Bright Island
- Author: Mabel Robinson
- Language: English
- Genre: Children's literature
- Publisher: Random House
- Publication date: 1937
- Publication place: United States of America
- Media type: Print (hard~ & paperback)
- Pages: 288 pp
- ISBN: 037597136X

= Bright Island =

Book by Mabel Robinson

Bright Island is a children's novel by Mabel Robinson. It tells the story of Thankful Curtis, who, having grown up on a small island off the coast of Maine, reluctantly agrees to attend school on the mainland for her senior year.
The novel, illustrated by Lynd Ward, was first published in 1937 and was a Newbery Honor recipient in 1938.

==Plot summary==

Thankful Curtis, a sixteen-year-old girl and the youngest child of Mary and Jonathan Curtis, lives on her family’s small island off the coast of Maine. Home-schooled by her mother, Thankful has grown up largely alone, spending her days sailing her boat, the Gramp, with her pet, a crippled seagull named Limpy.

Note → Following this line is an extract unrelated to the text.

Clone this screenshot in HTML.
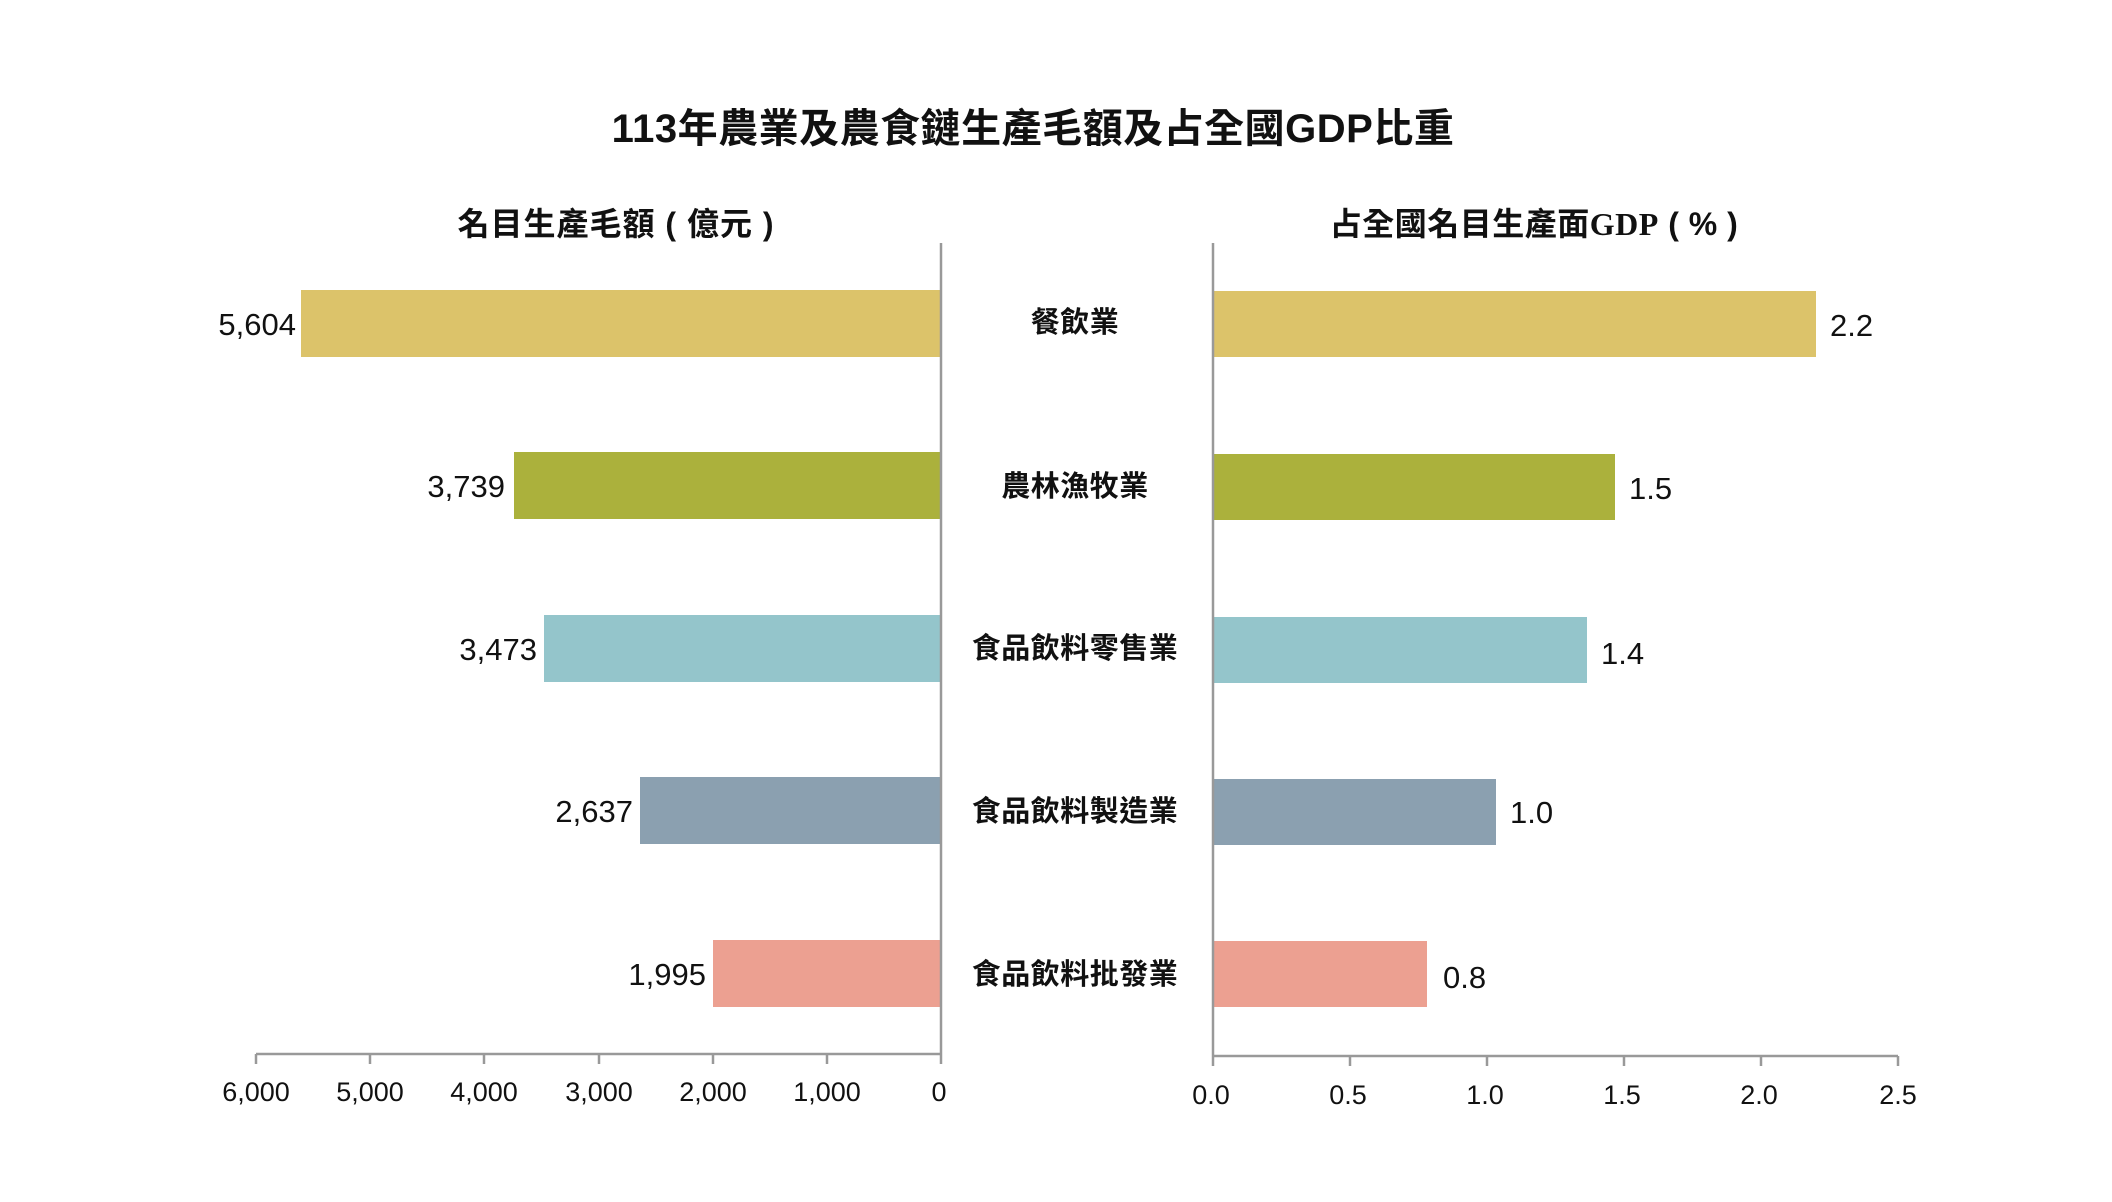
<!DOCTYPE html>
<html><head><meta charset="utf-8"><style>
html,body{margin:0;padding:0;background:#fff;}
svg text{font-family:"Liberation Sans","Noto Sans CJK TC",sans-serif;fill:#111;}
</style></head><body>
<svg width="2112" height="1197" viewBox="0 0 2112 1197" xmlns="http://www.w3.org/2000/svg">
<text x="1033" y="142" font-size="40" font-weight="bold" text-anchor="middle" letter-spacing="0.5">113年農業及農食鏈生產毛額及占全國GDP比重</text>
<text x="616" y="235" font-size="32" font-weight="bold" text-anchor="middle" letter-spacing="1">名目生產毛額 ( 億元 )</text>
<text x="1534" y="235" font-size="32" font-weight="bold" text-anchor="middle" letter-spacing="0.5">占全國名目生產面<tspan font-family="Liberation Serif, serif">GDP</tspan> ( % )</text>
<!-- left bars -->
<rect x="301" y="290" width="640" height="67" fill="#dcc36a"/>
<rect x="514" y="452" width="427" height="67" fill="#abb13c"/>
<rect x="544" y="615" width="397" height="67" fill="#94c5cb"/>
<rect x="640" y="777" width="301" height="67" fill="#8ba0b0"/>
<rect x="713" y="940" width="228" height="67" fill="#eca091"/>
<g font-size="31" text-anchor="end">
<text x="296" y="335">5,604</text>
<text x="505" y="497">3,739</text>
<text x="537" y="660">3,473</text>
<text x="633" y="822">2,637</text>
<text x="706" y="985">1,995</text>
</g>
<!-- right bars -->
<rect x="1213" y="291" width="603" height="66" fill="#dcc36a"/>
<rect x="1213" y="454" width="402" height="66" fill="#abb13c"/>
<rect x="1213" y="617" width="374" height="66" fill="#94c5cb"/>
<rect x="1213" y="779" width="283" height="66" fill="#8ba0b0"/>
<rect x="1213" y="941" width="214" height="66" fill="#eca091"/>
<g font-size="31">
<text x="1830" y="336">2.2</text>
<text x="1629" y="499">1.5</text>
<text x="1601" y="664">1.4</text>
<text x="1510" y="823">1.0</text>
<text x="1443" y="988">0.8</text>
</g>
<!-- categories -->
<g font-size="29" font-weight="bold" text-anchor="middle" letter-spacing="0.5">
<text x="1075" y="332">餐飲業</text>
<text x="1075" y="496">農林漁牧業</text>
<text x="1075" y="658">食品飲料零售業</text>
<text x="1075" y="821">食品飲料製造業</text>
<text x="1075" y="984">食品飲料批發業</text>
</g>
<!-- axes -->
<g stroke="#999" stroke-width="2.5" fill="none">
<line x1="941" y1="243" x2="941" y2="1064"/>
<line x1="256" y1="1054" x2="941" y2="1054"/>
<line x1="256" y1="1054" x2="256" y2="1064"/><line x1="370" y1="1054" x2="370" y2="1064"/>
<line x1="484" y1="1054" x2="484" y2="1064"/><line x1="599" y1="1054" x2="599" y2="1064"/>
<line x1="713" y1="1054" x2="713" y2="1064"/><line x1="827" y1="1054" x2="827" y2="1064"/>
<line x1="1213" y1="243" x2="1213" y2="1066"/>
<line x1="1213" y1="1056" x2="1898" y2="1056"/>
<line x1="1350" y1="1056" x2="1350" y2="1066"/><line x1="1487" y1="1056" x2="1487" y2="1066"/>
<line x1="1624" y1="1056" x2="1624" y2="1066"/><line x1="1761" y1="1056" x2="1761" y2="1066"/>
<line x1="1898" y1="1056" x2="1898" y2="1066"/>
</g>
<g font-size="27" text-anchor="middle">
<text x="256" y="1101">6,000</text><text x="370" y="1101">5,000</text><text x="484" y="1101">4,000</text>
<text x="599" y="1101">3,000</text><text x="713" y="1101">2,000</text><text x="827" y="1101">1,000</text>
<text x="939" y="1101">0</text>
<text x="1211" y="1104">0.0</text><text x="1348" y="1104">0.5</text><text x="1485" y="1104">1.0</text>
<text x="1622" y="1104">1.5</text><text x="1759" y="1104">2.0</text><text x="1898" y="1104">2.5</text>
</g>
</svg>
</body></html>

After her grandfather dies, Thankful’s four brothers and their wives return to the island for Sunday dinner. They argue that Thankful should attend high school on the mainland, and her parents agree. A young friend from the mainland, Dave Allen, who is studying seamanship, also encourages her to pursue formal education. Learning that her grandfather left her a legacy for her education, Thankful decides to enroll at “the Academy” rather than economize by attending public school while living with relatives.

Dave passes his seamanship exams and accepts a position aboard a government cutter. He suggests that they might marry in a year, but Thankful, though loyal to him, is curious about the Academy experience.

At the Academy, Thankful encounters electric lights, running hot water, and a busy communal life. She is assigned to share a room with Selina, a snobbish girl who initially mistakes her for a maid, and whose popular and handsome boyfriend, Robert, owns his own sloop. Thankful’s isolated upbringing makes her socially awkward, but her abilities are quickly recognized by the staff. Latin master Orin Fletcher moves her into senior classes so she can complete the curriculum in one year. Visiting the coast, she impresses Robert with her maritime knowledge and befriends an elderly local, Mr. Dinkly, who invites her to lobster-trapping on weekends.

At a costume party organized by Selina, Thankful wears her late brother Robbie’s Highland tartan. Encouraged by Fletcher, she learns the foxtrot and performs a Highland Fling, earning applause and securing her place in Academy society as well as Selina’s grudging respect. Robert, offended by her awkwardness with a waltz, begins to treat her coolly.

After an outing with Mr. Dinkly, Thankful rescues Robert and Selina when their sloop capsizes before reaching harbor. Selina is grateful, and Robert appears appreciative. During Thanksgiving, Mary Curtis invites Thankful home and encourages her to bring a friend; Selina attends and charms the family and Dave, who shows both girls the cutter on which he now serves.

At Christmas, Robert accompanies Thankful to the island while studying for Harvard examinations. His disdain alienates Jonathan and Thankful’s brothers, though he charms their wives. His deception regarding a radio gift from Selina confirms Thankful’s poor opinion of him. Failing his examinations, Robert soon turns his attention elsewhere.

In her second term, Thankful excels in a navigation course in which Fletcher participates as a mature student. A class excursion on Dave’s cutter ends in mishap when Selina is swept overboard; Dave rescues her, but Robert later claims credit, and Selina does not contradict him. Dave is offered an opportunity to become a steamship pilot.

During Easter, Mary Curtis contracts pneumonia after returning from the mainland. Fletcher takes Thankful home and brings a specialist, Dr. Dean. After her mother recovers, Fletcher confesses his love and invites Thankful to accompany him abroad to Oxford. Thankful declines, feeling unable to leave her family and the island. Her sense of belonging is confirmed when Dave’s cutter returns.

By May, Thankful has passed her examinations. Her mother acknowledges her growth into womanhood and informs her that her grandfather left her sole ownership of the island. Dave returns to Thankful in his pilot’s uniform, as she looks forward to marrying him, fulfilling a childhood hope she had spoken of to her grandfather.